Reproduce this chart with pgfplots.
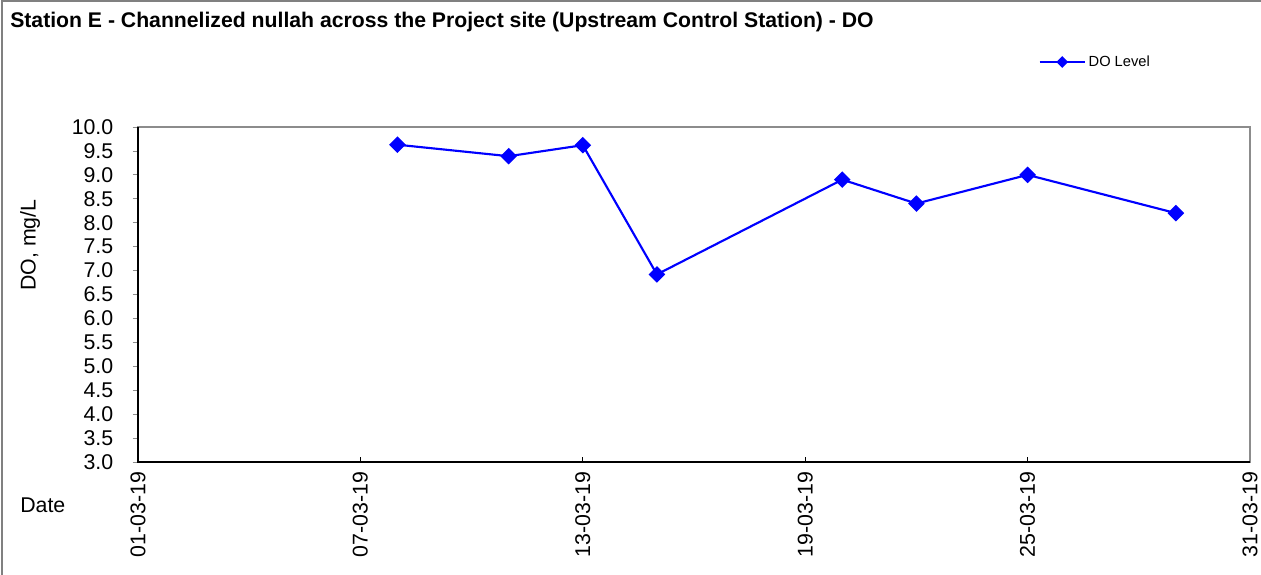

----

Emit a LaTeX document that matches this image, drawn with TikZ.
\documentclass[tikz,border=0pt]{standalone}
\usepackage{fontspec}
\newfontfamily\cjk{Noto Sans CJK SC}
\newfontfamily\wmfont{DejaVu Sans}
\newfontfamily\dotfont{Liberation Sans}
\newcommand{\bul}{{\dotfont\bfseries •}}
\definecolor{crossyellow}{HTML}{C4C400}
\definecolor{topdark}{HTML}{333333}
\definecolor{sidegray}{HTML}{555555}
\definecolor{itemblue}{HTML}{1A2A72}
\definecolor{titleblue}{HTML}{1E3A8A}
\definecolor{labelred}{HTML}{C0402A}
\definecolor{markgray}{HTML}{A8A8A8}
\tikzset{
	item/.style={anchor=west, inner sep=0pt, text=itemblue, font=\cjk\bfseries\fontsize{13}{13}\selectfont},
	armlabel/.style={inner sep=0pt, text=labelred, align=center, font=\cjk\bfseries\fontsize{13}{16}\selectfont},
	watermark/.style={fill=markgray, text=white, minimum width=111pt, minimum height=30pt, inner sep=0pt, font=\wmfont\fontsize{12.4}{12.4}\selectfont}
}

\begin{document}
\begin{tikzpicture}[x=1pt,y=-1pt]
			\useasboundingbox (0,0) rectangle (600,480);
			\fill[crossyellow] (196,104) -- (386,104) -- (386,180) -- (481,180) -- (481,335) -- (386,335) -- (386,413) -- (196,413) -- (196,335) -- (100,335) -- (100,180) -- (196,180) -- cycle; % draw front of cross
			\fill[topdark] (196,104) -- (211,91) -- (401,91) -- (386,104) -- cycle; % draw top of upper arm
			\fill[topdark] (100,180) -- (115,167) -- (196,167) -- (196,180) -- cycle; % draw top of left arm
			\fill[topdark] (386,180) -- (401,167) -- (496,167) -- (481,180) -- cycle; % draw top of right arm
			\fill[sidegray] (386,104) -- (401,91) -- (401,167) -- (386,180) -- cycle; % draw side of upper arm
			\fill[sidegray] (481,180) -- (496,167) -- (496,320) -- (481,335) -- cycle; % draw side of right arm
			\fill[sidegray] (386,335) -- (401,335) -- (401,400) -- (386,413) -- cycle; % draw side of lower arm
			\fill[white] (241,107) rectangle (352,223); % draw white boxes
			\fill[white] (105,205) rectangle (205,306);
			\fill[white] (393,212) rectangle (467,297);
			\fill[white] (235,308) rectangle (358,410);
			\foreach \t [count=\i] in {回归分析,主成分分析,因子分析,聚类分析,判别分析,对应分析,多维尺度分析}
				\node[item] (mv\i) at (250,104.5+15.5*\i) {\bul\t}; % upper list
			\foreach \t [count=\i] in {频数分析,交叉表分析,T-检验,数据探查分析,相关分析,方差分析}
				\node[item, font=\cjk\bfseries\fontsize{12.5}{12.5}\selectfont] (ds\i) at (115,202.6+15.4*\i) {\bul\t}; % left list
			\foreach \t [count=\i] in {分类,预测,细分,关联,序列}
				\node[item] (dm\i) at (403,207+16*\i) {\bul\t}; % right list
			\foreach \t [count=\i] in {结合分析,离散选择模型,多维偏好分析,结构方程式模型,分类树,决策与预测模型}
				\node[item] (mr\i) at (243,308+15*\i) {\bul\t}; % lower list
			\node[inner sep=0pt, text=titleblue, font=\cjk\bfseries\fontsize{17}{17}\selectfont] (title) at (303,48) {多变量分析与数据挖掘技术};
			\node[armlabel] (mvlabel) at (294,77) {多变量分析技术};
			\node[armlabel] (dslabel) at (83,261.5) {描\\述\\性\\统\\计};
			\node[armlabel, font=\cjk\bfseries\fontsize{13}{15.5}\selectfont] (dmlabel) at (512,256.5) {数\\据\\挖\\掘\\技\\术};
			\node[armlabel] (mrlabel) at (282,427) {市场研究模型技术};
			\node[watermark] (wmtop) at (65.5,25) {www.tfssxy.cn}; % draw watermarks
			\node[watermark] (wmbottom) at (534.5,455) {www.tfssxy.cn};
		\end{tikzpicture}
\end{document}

----

◆ Task description
Pick out and copy the lines of the entries that hold the string "this".

◆ Exercise answer
Reproduce this chart with pgfplots.
Emit a LaTeX document that matches this image, drawn with TikZ.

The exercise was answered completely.